Two Strike (Numpkahapa, c. 1831–1915) was a Brulé Lakota chief born in the White River Valley in present-day Nebraska. He earned his Lakota name "Nomkahpa", meaning "Knocks Two Off" in a battle with Utes, when he knocked two off their horses with a single blow of his war club.
Two Strike fought in various battles against the U.S. Army during the early conflict of the Plains Indian wars and of the Great Sioux wars with Chief Crow Dog and Chief Crazy Horse as well as various war exploits and atrocities against the Pawnee.

Two Strike and his band were present along with bands of the Southern Cheyenne, at the Battle of Summit Springs on July 11, 1869, when the U.S. Fifth Cavalry and 50 Pawnee scouts made a surprise attack against their camp. Buffalo Bill Cody was present at the battle serving in the capacity as chief scout. Chief Tall Bull of the Southern Cheyenne along with 51 members of the combined Lakota-Cheyenne encampment were killed and 17 women and children were taken prisoner, the rest of the Lakota and Cheyenne managed to escape. The soldiers then burned their camp including their tipis and supplies.

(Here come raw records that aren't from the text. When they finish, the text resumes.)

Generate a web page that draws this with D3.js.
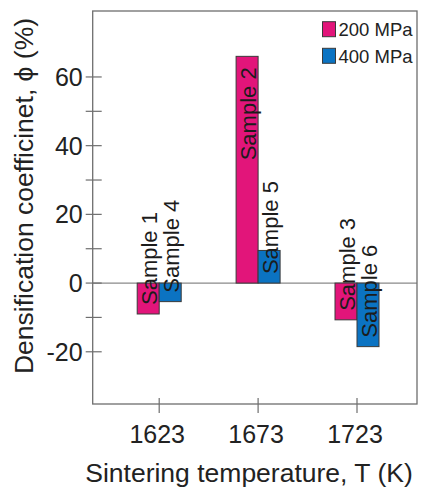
<!DOCTYPE html>
<html>
<head>
<meta charset="utf-8">
<script src="https://cdn.jsdelivr.net/npm/d3@7/dist/d3.min.js"></script>
<style>
  html, body { margin: 0; padding: 0; background: #fff; }
  svg { display: block; font-family: "Liberation Sans", Arial, sans-serif; }
</style>
</head>
<body>
<svg id="chart" width="424" height="490"></svg>
<script>
// ---- data ----
const temperatures = ["1623", "1673", "1723"];
const series = ["200 MPa", "400 MPa"];
const values200 = [-9.0, 66, -10.7];
const values400 = [-5.4, 9.5, -18.5];
const labels200 = ["Sample 1", "Sample 2", "Sample 3"];
const labels400 = ["Sample 4", "Sample 5", "Sample 6"];
const majorTicks = [-20, 0, 20, 40, 60];
const minorTicks = [-10, 10, 30, 50];
const colors = ["#E2157A", "#0B73C2"];
const xTitle = "Sintering temperature, T (K)";
const yTitle = "Densification coefficinet, \u03D5 (%)";

// ---- layout ----
const W = 424, H = 490;
const plot = { left: 92.7, top: 11, right: 417, bottom: 404 };

const svg = d3.select("#chart");

const y = d3.scaleLinear().domain([-35.2, 79.2]).range([plot.bottom, plot.top]);
const x = d3.scalePoint().domain(temperatures).range([plot.left + 66.5, plot.right - 60]);
const xs = d3.scaleBand().domain(series).range([-22, 22]).padding(0);
const color = d3.scaleOrdinal().domain(series).range(colors);

const rows = [];
temperatures.forEach((t, i) => {
  rows.push({ t, s: series[0], v: values200[i], label: labels200[i] });
  rows.push({ t, s: series[1], v: values400[i], label: labels400[i] });
});

// zero line
svg.append("line")
  .attr("x1", plot.left).attr("x2", plot.right)
  .attr("y1", y(0)).attr("y2", y(0))
  .attr("stroke", "#8a8a8a").attr("stroke-width", 1.2);

// bars
svg.append("g").selectAll("rect").data(rows).join("rect")
  .attr("x", d => x(d.t) + xs(d.s))
  .attr("width", xs.bandwidth())
  .attr("y", d => y(Math.max(0, d.v)))
  .attr("height", d => Math.abs(y(d.v) - y(0)))
  .attr("fill", d => color(d.s))
  .attr("stroke", "#3a3a3a").attr("stroke-width", 1);

// bar labels (rotated)
const labelFont = 22;
svg.append("g").selectAll("text").data(rows).join("text")
  .attr("font-size", labelFont)
  .attr("fill", "#1c1c1c")
  .text(d => d.label)
  .each(function(d) {
    const cx = x(d.t) + xs(d.s) + xs.bandwidth() / 2;
    const len = this.getComputedTextLength();
    const barH = Math.abs(y(d.v) - y(0));
    let yy, anchor;
    if (d.v > 0 && barH > len + 20) {
      yy = y(d.v) + 11; anchor = "end";
    } else {
      yy = Math.max(y(d.v), y(0)) - 9; anchor = "start";
    }
    d3.select(this)
      .attr("text-anchor", anchor)
      .attr("transform", `translate(${cx + 9},${yy}) rotate(-90)`);
  });

// frame
svg.append("rect")
  .attr("x", plot.left).attr("y", plot.top)
  .attr("width", plot.right - plot.left).attr("height", plot.bottom - plot.top)
  .attr("fill", "none").attr("stroke", "#6e6e6e").attr("stroke-width", 1.3);

// y axis ticks
const yAxis = svg.append("g");
yAxis.selectAll("line.major").data(majorTicks.concat(minorTicks)).join("line")
  .attr("x1", plot.left - 7).attr("x2", plot.left + 9)
  .attr("y1", d => y(d)).attr("y2", d => y(d))
  .attr("stroke", "#6e6e6e").attr("stroke-width", 1.2);
yAxis.selectAll("text").data(majorTicks).join("text")
  .attr("x", plot.left - 10).attr("y", d => y(d))
  .attr("dy", "0.36em")
  .attr("text-anchor", "end")
  .attr("font-size", 25).attr("fill", "#222")
  .text(d => d);

// x axis ticks
const xAxis = svg.append("g");
xAxis.selectAll("line").data(temperatures).join("line")
  .attr("x1", d => x(d)).attr("x2", d => x(d))
  .attr("y1", plot.bottom - 6).attr("y2", plot.bottom + 9)
  .attr("stroke", "#6e6e6e").attr("stroke-width", 1.2);
xAxis.selectAll("text").data(temperatures).join("text")
  .attr("x", d => x(d) - 2).attr("y", 443)
  .attr("text-anchor", "middle")
  .attr("font-size", 25).attr("fill", "#222")
  .text(d => d);

// axis titles
svg.append("text")
  .attr("x", 249).attr("y", 482)
  .attr("text-anchor", "middle")
  .attr("font-size", 26.5).attr("fill", "#222")
  .text(xTitle);
svg.append("text")
  .attr("transform", "translate(33,196) rotate(-90)")
  .attr("text-anchor", "middle")
  .attr("font-size", 26.5).attr("fill", "#222")
  .text(yTitle);

// legend
const legend = svg.append("g");
series.forEach((s, i) => {
  const g = legend.append("g").attr("transform", `translate(322.5,${21.7 + i * 26.6})`);
  g.append("rect").attr("width", 13).attr("height", 15)
    .attr("fill", color(s)).attr("stroke", "#3a3a3a").attr("stroke-width", 1);
  g.append("text").attr("x", 16).attr("y", 14.5)
    .attr("font-size", 18.5).attr("fill", "#222").text(s);
});
</script>
</body>
</html>
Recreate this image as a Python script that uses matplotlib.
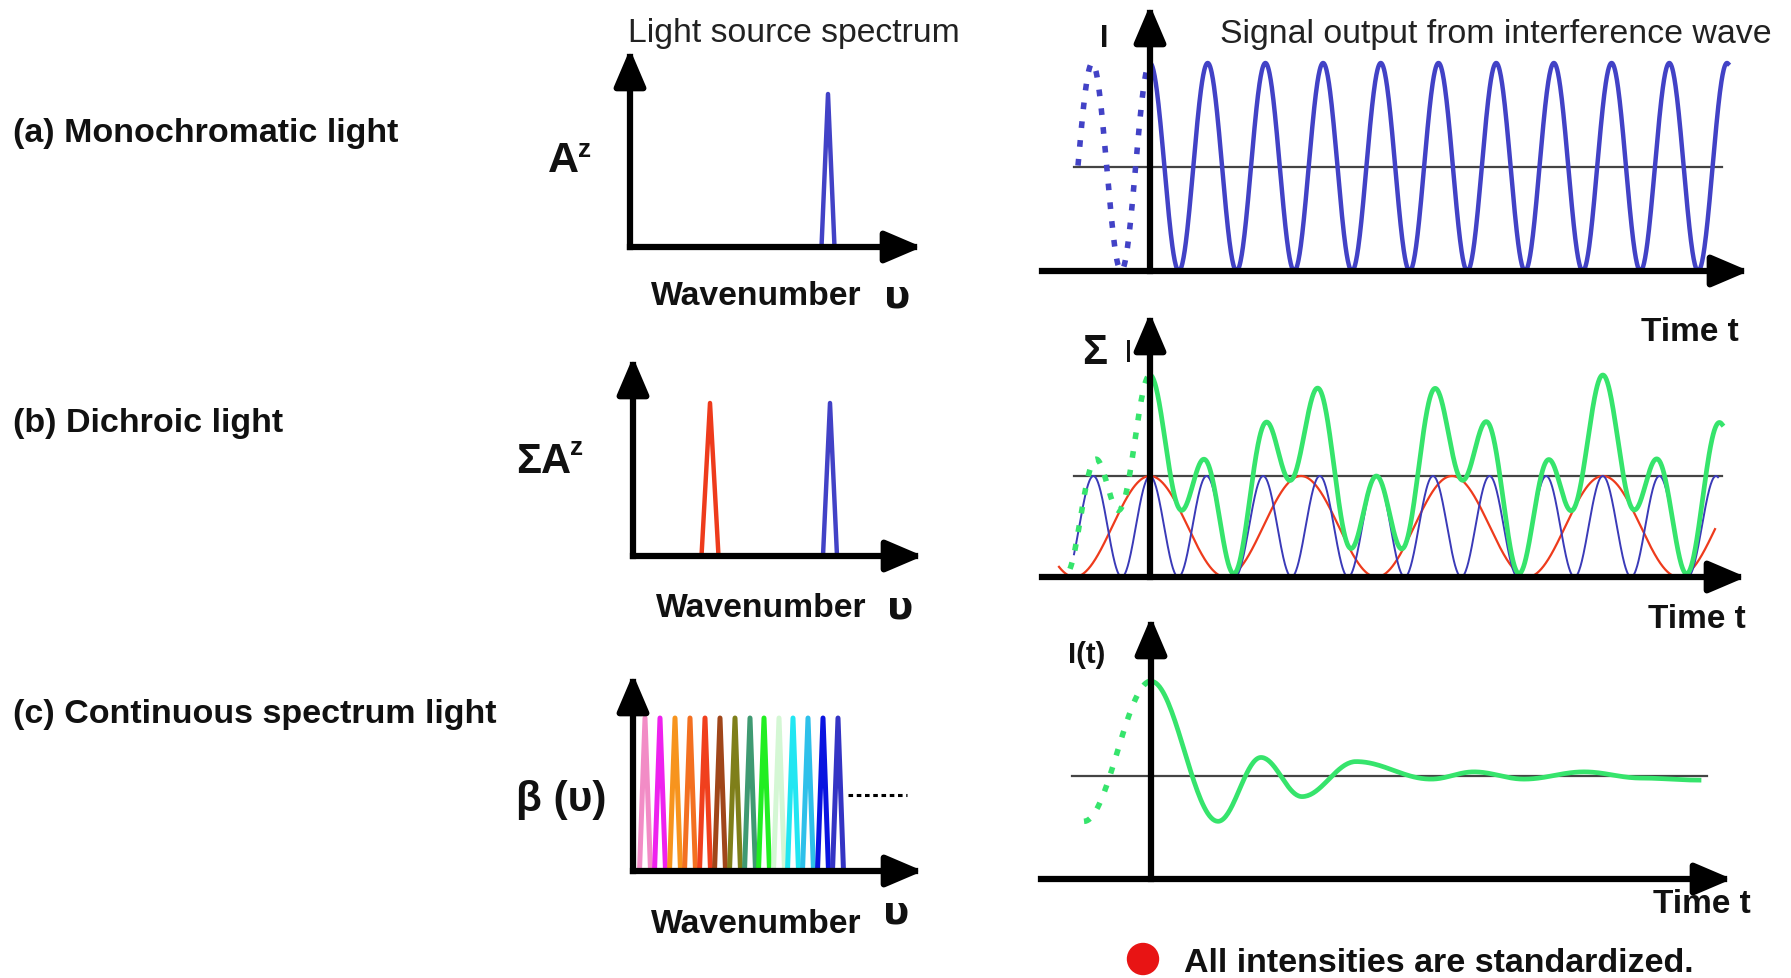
import numpy as np
import matplotlib.pyplot as plt
from matplotlib.patches import Ellipse

plt.rcParams['font.family'] = ['Liberation Sans', 'DejaVu Sans']

W, H = 1791, 979

# ---- data (wavenumber / time in arbitrary units) ----
# (a) monochromatic light
mono_nu = [198]
mono_halfwidth = [6.5]
mono_height = [1.0]
mono_period = 57.7
mono_t = [0, 578]
mono_t_dotted = [-72, 0]
mono_mean_span = [-76, 572]

# (b) dichroic light  (red, blue)
dich_nu = [77, 197]
dich_halfwidth = [8.5, 7.0]
dich_height = [1.0, 1.0]
dich_period = [151, 56.6]
dich_t_red = [-91, 565]
dich_t_blue = [-76, 568]
dich_t_sum = [0, 572]
dich_t_dotted = [-80, 0]
dich_mean_span = [-76, 572]

# (c) continuous spectrum light
cont_nu = [12, 27, 42, 57, 72, 87, 102, 117, 131, 146, 160, 175, 190, 205]
cont_halfwidth = 5.5
cont_height = 1.0
cont_more_nu = [215, 274]
cont_more_level = 0.5
cont_ext_t = [0, 67, 110, 151, 205, 280, 323, 373, 433, 490, 548]
cont_ext_I = [1.92, 0.56, 1.18, 0.80, 1.14, 0.97, 1.04, 0.97, 1.04, 0.98, 0.96]
cont_t_dotted = [-67, 0]
cont_mean_span = [-79, 556]

cont_colors = ['#f28cc6', '#ee22ee', '#f7941e', '#f37021', '#f0401e', '#a0461a',
               '#7f7f1a', '#3f9a72', '#22ee22', '#d4f7d4', '#22e6f2', '#2ec0ea',
               '#0a14e0', '#3434c4']

BLUE = '#4242c6'
RED = '#ee3b1c'
GREEN = '#36e46c'

fig = plt.figure(figsize=(W / 100, H / 100), dpi=100)


def px_axes(x0, x1, ytop, ybot, ox, oy, sy):
    ax = fig.add_axes([x0 / W, 1 - ybot / H, (x1 - x0) / W, (ybot - ytop) / H])
    ax.set_xlim(x0 - ox, x1 - ox)
    ax.set_ylim((oy - ybot) / sy, (oy - ytop) / sy)
    ax.axis('off')
    ax.set_facecolor('none')
    return ax


def arrow(ax, x0, y0, x1, y1):
    ax.annotate('', xy=(x1, y1), xytext=(x0, y0), annotation_clip=False,
                arrowprops=dict(arrowstyle='-|>,head_length=0.75,head_width=0.32',
                                lw=4.5, color='black', shrinkA=0, shrinkB=0,
                                mutation_scale=30, capstyle='projecting'))


def ftext(x, y, s, **kw):
    fig.text(x / W, 1 - y / H, s, **kw)


def eased(tk, vk, n=40):
    ts, vs = [], []
    for i in range(len(tk) - 1):
        s = np.linspace(0, 1, n)
        ts.append(tk[i] + (tk[i + 1] - tk[i]) * s)
        vs.append(vk[i] + (vk[i + 1] - vk[i]) * (1 - np.cos(np.pi * s)) / 2)
    return np.concatenate(ts), np.concatenate(vs)


def peaks(ax, nu, hw, h, colors, lw=3.2):
    for c, w, hh, col in zip(nu, hw, h, colors):
        ax.plot([c - w, c, c + w], [0, hh, 0], color=col, lw=lw,
                solid_joinstyle='round', solid_capstyle='butt')


# ---------------- spectra ----------------
sa = px_axes(590, 950, 20, 270, 630, 248, 153)
peaks(sa, mono_nu, mono_halfwidth, mono_height, [BLUE])
arrow(sa, 0, 0, 0, (248 - 50) / 153)
arrow(sa, 0, 0, 292, 0)

sb = px_axes(590, 950, 330, 580, 633, 557, 153)
peaks(sb, dich_nu, dich_halfwidth, dich_height, [RED, BLUE])
arrow(sb, 0, 0, 0, (557 - 358) / 153)
arrow(sb, 0, 0, 290, 0)

sc = px_axes(590, 950, 650, 895, 633, 872, 153)
peaks(sc, cont_nu, [cont_halfwidth] * len(cont_nu), [cont_height] * len(cont_nu),
      cont_colors, lw=3.6)
sc.plot(cont_more_nu, [cont_more_level] * 2, color='black', lw=2.2,
        linestyle=(0, (1.5, 1.2)))
arrow(sc, 0, 0, 0, (872 - 675) / 153)
arrow(sc, 0, 0, 290, 0)

# ---------------- signals ----------------
# (a)
ta = px_axes(1030, 1775, 0, 290, 1150, 272, 104)
ta.plot(mono_mean_span, [1, 1], color='#444444', lw=1.6)
t = np.linspace(mono_t[0], mono_t[1], 1500)
ta.plot(t, 1 + np.cos(2 * np.pi * t / mono_period), color=BLUE, lw=3.2)
t = np.linspace(mono_t_dotted[0], mono_t_dotted[1], 300)
ta.plot(t, 1 + np.cos(2 * np.pi * t / mono_period), color=BLUE, lw=4,
        linestyle=(0, (1.2, 2.2)))
arrow(ta, 0, 0, 0, (272 - 6) / 104)
arrow(ta, -108, 0, 1749 - 1150, 0)

# (b)
tb = px_axes(1030, 1775, 300, 595, 1150, 578, 101)
tb.plot(dich_mean_span, [1, 1], color='#444444', lw=1.6)
t = np.linspace(dich_t_red[0], dich_t_red[1], 1500)
tb.plot(t, (1 + np.cos(2 * np.pi * t / dich_period[0])) / 2, color=RED, lw=1.6)
t = np.linspace(dich_t_blue[0], dich_t_blue[1], 1500)
tb.plot(t, (1 + np.cos(2 * np.pi * t / dich_period[1])) / 2, color='#3a3ab8', lw=1.4)
t = np.linspace(dich_t_sum[0], dich_t_sum[1], 1500)
s = (1 + np.cos(2 * np.pi * t / dich_period[0])) / 2 + (1 + np.cos(2 * np.pi * t / dich_period[1])) / 2
tb.plot(t, s, color=GREEN, lw=3.4)
t = np.linspace(dich_t_dotted[0], dich_t_dotted[1], 300)
s = (1 + np.cos(2 * np.pi * t / dich_period[0])) / 2 + (1 + np.cos(2 * np.pi * t / dich_period[1])) / 2
tb.plot(t, s, color=GREEN, lw=4, linestyle=(0, (1.2, 2.2)))
arrow(tb, 0, 0, 0, (578 - 314) / 101)
arrow(tb, -108, 0, 1746 - 1150, 0)

# (c)
tc = px_axes(1030, 1775, 600, 900, 1151, 880, 103)
tc.plot(cont_mean_span, [1, 1], color='#444444', lw=1.6)
t, v = eased(cont_ext_t, cont_ext_I)
tc.plot(t, v, color=GREEN, lw=3.4)
t, v = eased([-cont_ext_t[1], 0], [cont_ext_I[1], cont_ext_I[0]])
tc.plot(t, v, color=GREEN, lw=4, linestyle=(0, (1.2, 2.2)))
arrow(tc, 0, 0, 0, (880 - 618) / 103)
arrow(tc, -110, 0, 1732 - 1151, 0)

# ---------------- texts ----------------
bold = dict(fontweight='bold', color='#111111', va='baseline')
ftext(13, 142, '(a) Monochromatic light', fontsize=24.5, ha='left', **bold)
ftext(13, 432, '(b) Dichroic light', fontsize=24.5, ha='left', **bold)
ftext(13, 723, '(c) Continuous spectrum light', fontsize=24.5, ha='left', **bold)

ftext(628, 42, 'Light source spectrum', fontsize=24.3, ha='left', va='baseline', color='#222222')
ftext(1220, 43, 'Signal output from interference wave', fontsize=24.4, ha='left',
      va='baseline', color='#222222')

ftext(548, 172, 'A', fontsize=31, ha='left', **bold)
ftext(578, 157, 'z', fontsize=19, ha='left', **bold)
ftext(516, 473, 'ΣA', fontsize=30, ha='left', **bold)
ftext(570, 455, 'z', fontsize=19, ha='left', **bold)
ftext(516, 811, 'β (υ)', fontsize=30.5, ha='left', **bold)

for xw, yw, xu, yu in [(651, 305, 897, 308), (656, 617, 900, 619), (651, 933, 896, 923)]:
    ftext(xw, yw, 'Wavenumber', fontsize=24.3, ha='left', **bold)
    ftext(xu, yu, 'υ', fontsize=28, ha='center', family=['DejaVu Sans'], **bold)

ftext(1100, 47, 'I', fontsize=22, ha='left', **bold)
ftext(1082, 364, 'Σ', fontsize=30, ha='left', **bold)
ftext(1124, 362, 'I', fontsize=23, ha='left', va='baseline', color='#111111')
ftext(1068, 663, 'I(t)', fontsize=21, ha='left', **bold)

ftext(1641, 341, 'Time t', fontsize=24, ha='left', **bold)
ftext(1648, 628, 'Time t', fontsize=24, ha='left', **bold)
ftext(1653, 913, 'Time t', fontsize=24, ha='left', **bold)

fig.add_artist(Ellipse((1143 / W, 1 - 960 / H), 31 / W, 31 / H,
                       transform=fig.transFigure, color='#e81414'))
ftext(1184, 972, 'All intensities are standardized.', fontsize=24.5, ha='left', **bold)

fig.savefig('out.png', dpi=100, facecolor='white')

Chief Two Strike was one of the principal chiefs of combined Oglala and Brulé war party of over a thousand braves that attacked a band of Pawnee Indians, old hated enemies that had left their reservation in Nebraska to hunt buffalo on August 5, 1873. More than 70 to 100 Pawnee were killed in the battle/massacre which occurred in and along a bluff in present-day Hitchcock County, Nebraska near the republican river. The incident was subsequently named Massacre Canyon.